Summorum Pontificum and Dies iræ

Quick thought - now that the pre-V2 and the post-V2 forms of the Roman Rite are officially to be regarded as more or less “complementary”, a peculiar situation is created concerning Dies iræ.

As most of us know, this hymn is a sequence in the 1962 Missal. It is not found in the post-V2 Missal, though all four of the other sequences from the 1962 Missal are.

Jeffrey Tucker at TNLM (check the links on the right) asked a few weeks back about the potential for reintegrating parts of the 1962 Missal into the modern Mass. Jeff talked about offertory prayers and the Last Gospel - these, I would think, are something of a stretch because their being removed/replaced was a more decisive act, and introducing these into the modern Mass would be a bit “messy”, since nothing in the modern Missal envisions anything like Last Gospel, and (IIRC) the modern Missal has its own texts that take the place of the offertory prayers.

But the case is different with Dies iræ. Here is a removed text whose spot is indeed in place in the modern Mass. The rubrics account for texts of its genre in a specific location.

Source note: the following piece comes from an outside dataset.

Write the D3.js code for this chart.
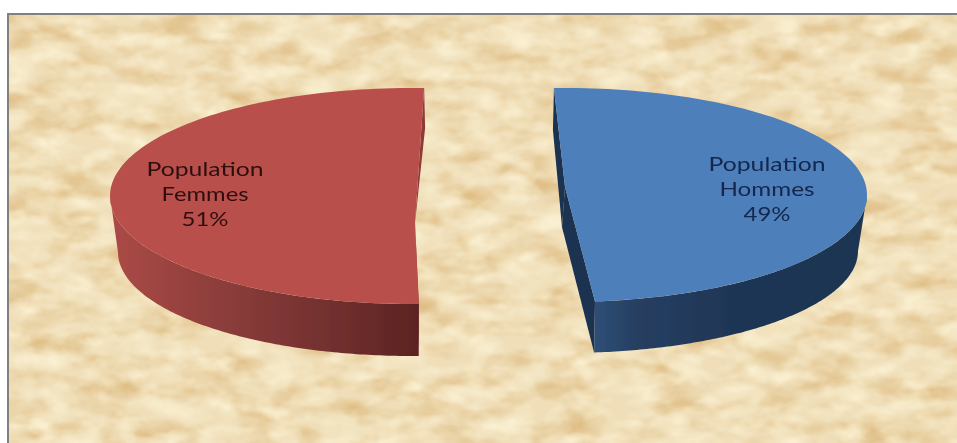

So, I will update my stance on DI in the modern Mass: I still would regard it as contrary to liturgical norms, but it is an absurdity for the norms not to permit the sequence in one form of the Mass but to forbid it (albeit implicitly) in the other.

(Of course, another absurdity comes into sight soon: the U.S. Lectionary has a responsorial psalm refrain on 18OT-c that comes from Ps. 95, with verses from Ps. 90. This is because the 1969 Ordo lectionum Missæ used Ps. 95 for both verses and refrain, while the 1981 OLM uses Ps. 90 - and the 1998 U.S. Lectionary botched the change.)


At Friday, July 27, 2007 9:11:00 AM, Blogger Jeffrey Tucker said...

Ah, an open mind! I was thinking that same thing, mainly because I turn this around in my head all the time. It is hugely important implications, practical ones, for the every-day work of scholas, though. It seems to me that the Motu Proprio makes it more difficult to keep a huge wall of separation between the new form and the old -- and the Dies is a good case in point.